Inverclyde

Inverclyde occupies a narrow but historically powerful position on the south bank of the River Clyde. It is one of Scotland’s smaller council areas, but its towns played an outsized role in shipbuilding, trade and maritime movement. Greenock is the administrative centre and largest town, with Port Glasgow and Gourock forming the other principal settlements.

The area’s identity is tied closely to the Clyde. Greenock grew as a port and industrial town, becoming important in sugar refining, shipbuilding, marine engineering and transatlantic trade. Port Glasgow developed earlier as Glasgow’s deep water port before the upper Clyde was improved for shipping. These histories connect Inverclyde directly to Scotland’s industrial and imperial past.

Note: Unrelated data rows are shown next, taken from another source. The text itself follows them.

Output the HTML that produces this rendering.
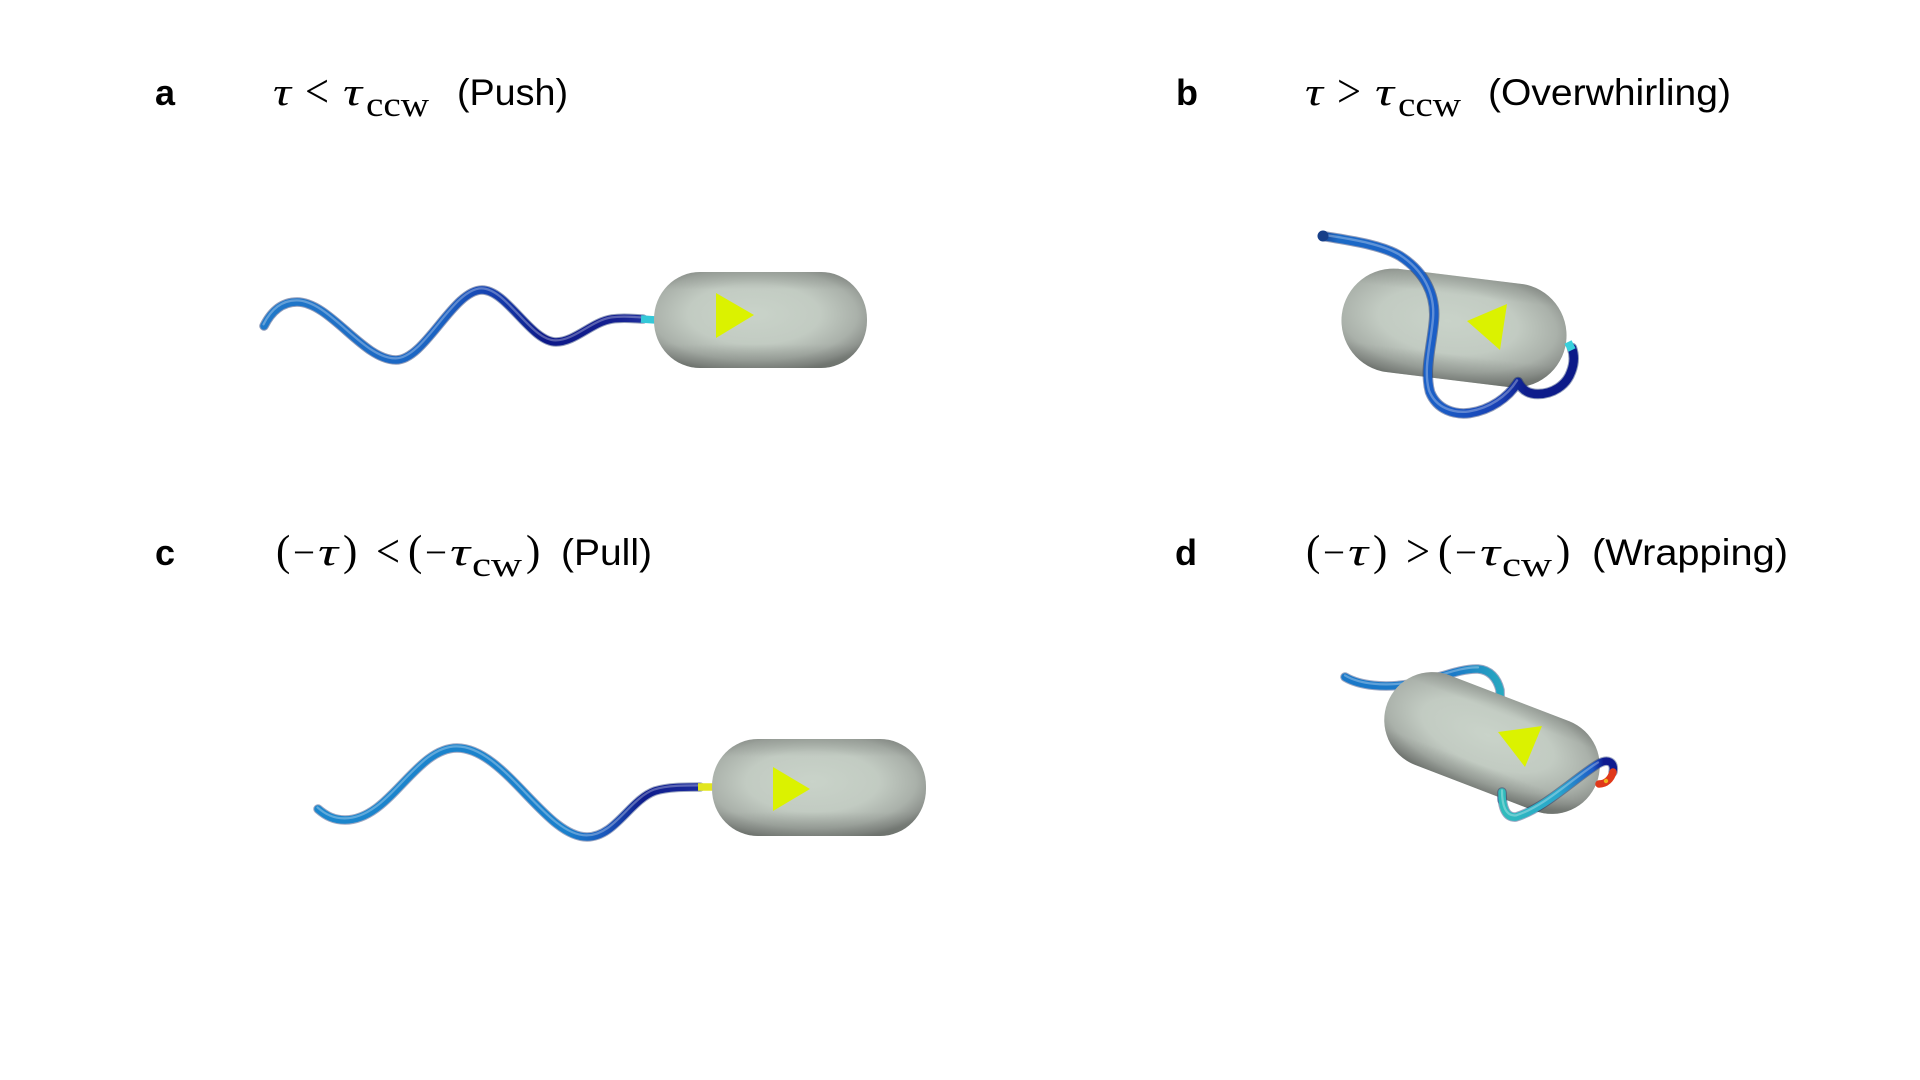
<!DOCTYPE html>
<html>
<head>
<meta charset="utf-8">
<style>
  html, body { margin:0; padding:0; background:#ffffff; }
  body { width:1920px; height:1080px; overflow:hidden; }
  svg { display:block; }
  .lbl { font-family:"Liberation Sans", Arial, sans-serif; font-weight:bold; font-size:36px; fill:#000; }
  .txt { font-family:"Liberation Sans", Arial, sans-serif; font-size:37px; fill:#000; }
  .m { font-family:"Liberation Serif", "DejaVu Serif", serif; font-size:38px; fill:#000; }
  .mp { font-family:"Liberation Serif", "DejaVu Serif", serif; font-size:43px; fill:#000; }
  .cmp { font-family:"Liberation Serif", "DejaVu Serif", serif; font-size:48px; fill:#000; }
  .mi { font-family:"Liberation Serif", "DejaVu Serif", serif; font-style:italic; font-size:39px; fill:#000; }
  .sub { font-family:"Liberation Serif", "DejaVu Serif", serif; font-size:35px; fill:#000; }
</style>
</head>
<body>
<svg width="1920" height="1080" viewBox="0 0 1920 1080" xmlns="http://www.w3.org/2000/svg">
  <defs>
    <radialGradient id="pillR" cx="0.47" cy="0.44" r="0.62">
      <stop offset="0" stop-color="#c9d3c9"/>
      <stop offset="0.5" stop-color="#c2cbc2"/>
      <stop offset="0.78" stop-color="#aab1aa"/>
      <stop offset="0.93" stop-color="#8e938e"/>
      <stop offset="1" stop-color="#7a7f7a"/>
    </radialGradient>
    <linearGradient id="pillV" x1="0" y1="0" x2="0" y2="1">
      <stop offset="0" stop-color="#6f746f" stop-opacity="0.35"/>
      <stop offset="0.18" stop-color="#6f746f" stop-opacity="0"/>
      <stop offset="0.75" stop-color="#6f746f" stop-opacity="0"/>
      <stop offset="1" stop-color="#5d625d" stop-opacity="0.45"/>
    </linearGradient>

    <linearGradient id="gA" gradientUnits="userSpaceOnUse" x1="264" y1="0" x2="655" y2="0">
      <stop offset="0" stop-color="#2079c9"/>
      <stop offset="0.45" stop-color="#1a62c2"/>
      <stop offset="0.58" stop-color="#1640b0"/>
      <stop offset="0.72" stop-color="#0c1888"/>
      <stop offset="0.9" stop-color="#141f90"/>
      <stop offset="1" stop-color="#2436a4"/>
    </linearGradient>
    <linearGradient id="gC" gradientUnits="userSpaceOnUse" x1="318" y1="0" x2="700" y2="0">
      <stop offset="0" stop-color="#1b86cc"/>
      <stop offset="0.65" stop-color="#1a80cc"/>
      <stop offset="0.75" stop-color="#1a58bc"/>
      <stop offset="0.85" stop-color="#0e1c8c"/>
      <stop offset="1" stop-color="#1a2a9c"/>
    </linearGradient>
    <linearGradient id="gB" gradientUnits="userSpaceOnUse" x1="1323" y1="0" x2="1576" y2="0">
      <stop offset="0" stop-color="#17489a"/>
      <stop offset="0.06" stop-color="#1b6ac6"/>
      <stop offset="0.45" stop-color="#1b5ec6"/>
      <stop offset="0.7" stop-color="#1840b4"/>
      <stop offset="0.8" stop-color="#0e1d8c"/>
      <stop offset="1" stop-color="#0c1a88"/>
    </linearGradient>
    <linearGradient id="gDb" gradientUnits="userSpaceOnUse" x1="1345" y1="0" x2="1502" y2="0">
      <stop offset="0" stop-color="#1a78c8"/>
      <stop offset="0.7" stop-color="#1b7ac8"/>
      <stop offset="1" stop-color="#28a8c0"/>
    </linearGradient>
    <linearGradient id="gDf" gradientUnits="userSpaceOnUse" x1="1502" y1="0" x2="1615" y2="0">
      <stop offset="0" stop-color="#30bcbc"/>
      <stop offset="0.5" stop-color="#2aa6cc"/>
      <stop offset="0.8" stop-color="#1c5cc8"/>
      <stop offset="0.9" stop-color="#0e1a90"/>
      <stop offset="1" stop-color="#0e1a90"/>
    </linearGradient>
  </defs>

  <!-- ===== Titles ===== -->
  <!-- a -->
  <text class="lbl" x="155" y="105">a</text>
  <text class="mi" x="273" y="105" textLength="18" lengthAdjust="spacingAndGlyphs">τ</text>
  <text class="cmp" x="305" y="107" textLength="24" lengthAdjust="spacingAndGlyphs">&lt;</text>
  <text class="mi" x="343" y="105" textLength="19" lengthAdjust="spacingAndGlyphs">τ</text>
  <text class="sub" x="366" y="116" textLength="63" lengthAdjust="spacingAndGlyphs">ccw</text>
  <text class="txt" x="457" y="105" textLength="111" lengthAdjust="spacingAndGlyphs">(Push)</text>

  <!-- b -->
  <text class="lbl" x="1176" y="105">b</text>
  <text class="mi" x="1305" y="105" textLength="18" lengthAdjust="spacingAndGlyphs">τ</text>
  <text class="cmp" x="1337" y="107" textLength="24" lengthAdjust="spacingAndGlyphs">&gt;</text>
  <text class="mi" x="1375" y="105" textLength="19" lengthAdjust="spacingAndGlyphs">τ</text>
  <text class="sub" x="1398" y="116" textLength="63" lengthAdjust="spacingAndGlyphs">ccw</text>
  <text class="txt" x="1488" y="105" textLength="243" lengthAdjust="spacingAndGlyphs">(Overwhirling)</text>

  <!-- c -->
  <text class="lbl" x="155" y="565">c</text>
  <text class="mp" x="276" y="565">(</text>
  <text class="m" x="293" y="565" textLength="22" lengthAdjust="spacingAndGlyphs">−</text>
  <text class="mi" x="318" y="565" textLength="20" lengthAdjust="spacingAndGlyphs">τ</text>
  <text class="mp" x="343" y="565">)</text>
  <text class="cmp" x="376" y="567" textLength="24" lengthAdjust="spacingAndGlyphs">&lt;</text>
  <text class="mp" x="408" y="565">(</text>
  <text class="m" x="425" y="565" textLength="22" lengthAdjust="spacingAndGlyphs">−</text>
  <text class="mi" x="450" y="565" textLength="20" lengthAdjust="spacingAndGlyphs">τ</text>
  <text class="sub" x="472" y="576" textLength="50" lengthAdjust="spacingAndGlyphs">cw</text>
  <text class="mp" x="526" y="565">)</text>
  <text class="txt" x="561" y="565" textLength="91" lengthAdjust="spacingAndGlyphs">(Pull)</text>

  <!-- d -->
  <text class="lbl" x="1175" y="565">d</text>
  <text class="mp" x="1306" y="565">(</text>
  <text class="m" x="1323" y="565" textLength="22" lengthAdjust="spacingAndGlyphs">−</text>
  <text class="mi" x="1348" y="565" textLength="20" lengthAdjust="spacingAndGlyphs">τ</text>
  <text class="mp" x="1373" y="565">)</text>
  <text class="cmp" x="1406" y="567" textLength="24" lengthAdjust="spacingAndGlyphs">&gt;</text>
  <text class="mp" x="1438" y="565">(</text>
  <text class="m" x="1455" y="565" textLength="22" lengthAdjust="spacingAndGlyphs">−</text>
  <text class="mi" x="1480" y="565" textLength="20" lengthAdjust="spacingAndGlyphs">τ</text>
  <text class="sub" x="1502" y="576" textLength="50" lengthAdjust="spacingAndGlyphs">cw</text>
  <text class="mp" x="1556" y="565">)</text>
  <text class="txt" x="1592" y="565" textLength="196" lengthAdjust="spacingAndGlyphs">(Wrapping)</text>

  <!-- ===== Panel a ===== -->
  <g fill="none" stroke-linecap="round" stroke-linejoin="round">
    <path d="M264,326 C272,310 283,302 297,302 C330,302 363,360 396,360 C425,360 453,290 482,290 C507,290 531,342 556,342 C575,342 592,322 612,319 C625,317 635,319 643,319" stroke="#0a2466" stroke-opacity="0.45" stroke-width="9.5"/>
    <path d="M264,326 C272,310 283,302 297,302 C330,302 363,360 396,360 C425,360 453,290 482,290 C507,290 531,342 556,342 C575,342 592,322 612,319 C625,317 635,319 643,319" stroke="url(#gA)" stroke-width="7.5"/>
    <path d="M264,326 C272,310 283,302 297,302 C330,302 363,360 396,360 C425,360 453,290 482,290 C507,290 531,342 556,342 C575,342 592,322 612,319 C625,317 635,319 643,319" stroke="#ffffff" stroke-opacity="0.3" stroke-width="2.2" transform="translate(-0.5,-1.6)"/>
    <path d="M641,319 L656,320" stroke="#34c8d8" stroke-width="7.5" stroke-linecap="butt"/>
  </g>
  <rect x="654" y="272" width="213" height="96" rx="46" ry="47" fill="url(#pillR)"/>
  <rect x="654" y="272" width="213" height="96" rx="46" ry="47" fill="url(#pillV)"/>
  <polygon points="716,293 716,338 754,315" fill="#dbf200"/>

  <!-- ===== Panel c ===== -->
  <g fill="none" stroke-linecap="round" stroke-linejoin="round">
    <path d="M318,809 C326,816 334,820 345,820 C390,820 415,748 457,748 C505,748 545,837 587,837 C615,837 630,800 655,791 C668,787 685,787 700,787" stroke="#0a2466" stroke-opacity="0.4" stroke-width="9.5"/>
    <path d="M318,809 C326,816 334,820 345,820 C390,820 415,748 457,748 C505,748 545,837 587,837 C615,837 630,800 655,791 C668,787 685,787 700,787" stroke="url(#gC)" stroke-width="7.5"/>
    <path d="M318,809 C326,816 334,820 345,820 C390,820 415,748 457,748 C505,748 545,837 587,837 C615,837 630,800 655,791 C668,787 685,787 700,787" stroke="#ffffff" stroke-opacity="0.3" stroke-width="2.2" transform="translate(-0.5,-1.6)"/>
    <path d="M698,787 L714,787" stroke="#e2e61e" stroke-width="7.5" stroke-linecap="butt"/>
  </g>
  <rect x="712" y="739" width="214" height="97" rx="46" ry="47" fill="url(#pillR)"/>
  <rect x="712" y="739" width="214" height="97" rx="46" ry="47" fill="url(#pillV)"/>
  <polygon points="773,767 773,811 810,789" fill="#dbf200"/>

  <!-- ===== Panel b ===== -->
  <g transform="translate(1454,328) rotate(7)">
    <rect x="-113" y="-52" width="226" height="104" rx="52" ry="52" fill="url(#pillR)"/>
    <rect x="-113" y="-52" width="226" height="104" rx="52" ry="52" fill="url(#pillV)"/>
  </g>
  <polygon points="1507,304 1467,321 1500,350" fill="#dbf200"/>
  <g fill="none" stroke-linecap="round" stroke-linejoin="round">
    <path d="M1323,236 C1345,240 1380,244 1400,256 C1425,272 1436,295 1434,320 C1432,345 1424,370 1430,392 C1437,410 1455,415 1470,413 C1490,410 1508,398 1518,382 C1522,390 1528,394 1538,394 C1552,394 1566,386 1571,372 C1575,362 1574,354 1572,348" stroke="#0a2466" stroke-opacity="0.45" stroke-width="10.5"/>
    <path d="M1323,236 C1345,240 1380,244 1400,256 C1425,272 1436,295 1434,320 C1432,345 1424,370 1430,392 C1437,410 1455,415 1470,413 C1490,410 1508,398 1518,382 C1522,390 1528,394 1538,394 C1552,394 1566,386 1571,372 C1575,362 1574,354 1572,348" stroke="url(#gB)" stroke-width="8.5"/>
    <path d="M1323,236 C1345,240 1380,244 1400,256 C1425,272 1436,295 1434,320 C1432,345 1424,370 1430,392 C1437,410 1455,415 1470,413 C1490,410 1508,398 1518,382" stroke="#ffffff" stroke-opacity="0.3" stroke-width="2.4" transform="translate(-1,-1.6)"/>
    <path d="M1572,350 L1568,342" stroke="#38d0dc" stroke-width="8" stroke-linecap="butt"/>
  </g>
  <circle cx="1323" cy="236" r="5.5" fill="#173f88"/>

  <!-- ===== Panel d ===== -->
  <g fill="none" stroke-linecap="round" stroke-linejoin="round">
    <path d="M1345,677 C1360,686 1385,688 1410,684 C1435,680 1460,668 1478,669 C1490,670 1497,678 1500,690 L1502,800" stroke="#0a2466" stroke-opacity="0.4" stroke-width="9.5"/>
    <path d="M1345,677 C1360,686 1385,688 1410,684 C1435,680 1460,668 1478,669 C1490,670 1497,678 1500,690 L1502,800" stroke="url(#gDb)" stroke-width="7.5"/>
    <path d="M1345,677 C1360,686 1385,688 1410,684 C1435,680 1460,668 1478,669" stroke="#ffffff" stroke-opacity="0.3" stroke-width="2.2" transform="translate(0,-1.6)"/>
  </g>
  <g transform="translate(1492,743) rotate(21)">
    <rect x="-112" y="-48" width="224" height="96" rx="48" ry="48" fill="url(#pillR)"/>
    <rect x="-112" y="-48" width="224" height="96" rx="48" ry="48" fill="url(#pillV)"/>
  </g>
  <polygon points="1498,732 1542,726 1525,767" fill="#dbf200"/>
  <g fill="none" stroke-linecap="round" stroke-linejoin="round">
    <path d="M1502,792 C1502,808 1506,818 1516,817 C1545,808 1575,778 1598,764 C1608,758 1615,762 1613,772" stroke="#0a2466" stroke-opacity="0.4" stroke-width="9.5"/>
    <path d="M1502,792 C1502,808 1506,818 1516,817 C1545,808 1575,778 1598,764 C1608,758 1615,762 1613,772" stroke="url(#gDf)" stroke-width="7.5"/>
    <path d="M1502,792 C1502,808 1506,818 1516,817 C1545,808 1575,778 1598,764" stroke="#ffffff" stroke-opacity="0.3" stroke-width="2.2" transform="translate(0,-1.6)"/>
    <path d="M1613,772 C1611,779 1606,784 1599,784" stroke="#e0381a" stroke-width="7.5"/>
  </g>
  <circle cx="1606" cy="781" r="2.2" fill="#f2b21a"/>
</svg>
</body>
</html>
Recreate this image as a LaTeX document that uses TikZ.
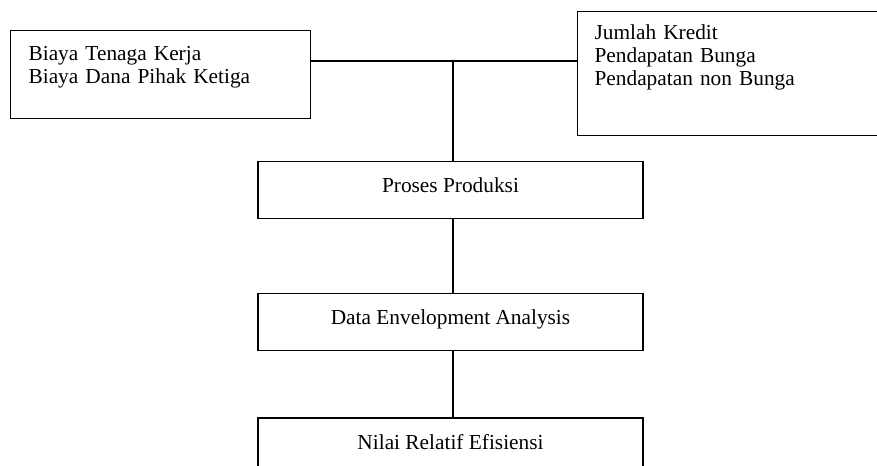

The steep physical geography matters. Settlements are pressed between the river and the rising ground behind them, creating a distinctive linear pattern. The view across the Clyde toward Argyll and the Highlands gives the area a dramatic setting, but the same geography limits expansion and shapes transport routes.

James Watt, whose work became central to the development of steam power, was born in Greenock in 1736. That association is more than local pride. It links the area to the wider story of industrial modernity and Britain’s technological transformation.

Inverclyde suffered badly from the decline of shipbuilding and heavy industry in the twentieth century, and population decline became one of its defining modern issues. More recent regeneration, cruise activity, housing change and public investment have altered parts of the waterfront, but the older industrial settlement pattern remains legible.

Inverclyde is small, compressed and historically dense. It is not merely a place beside the Clyde. It is one of the places through which the Clyde became a global industrial river.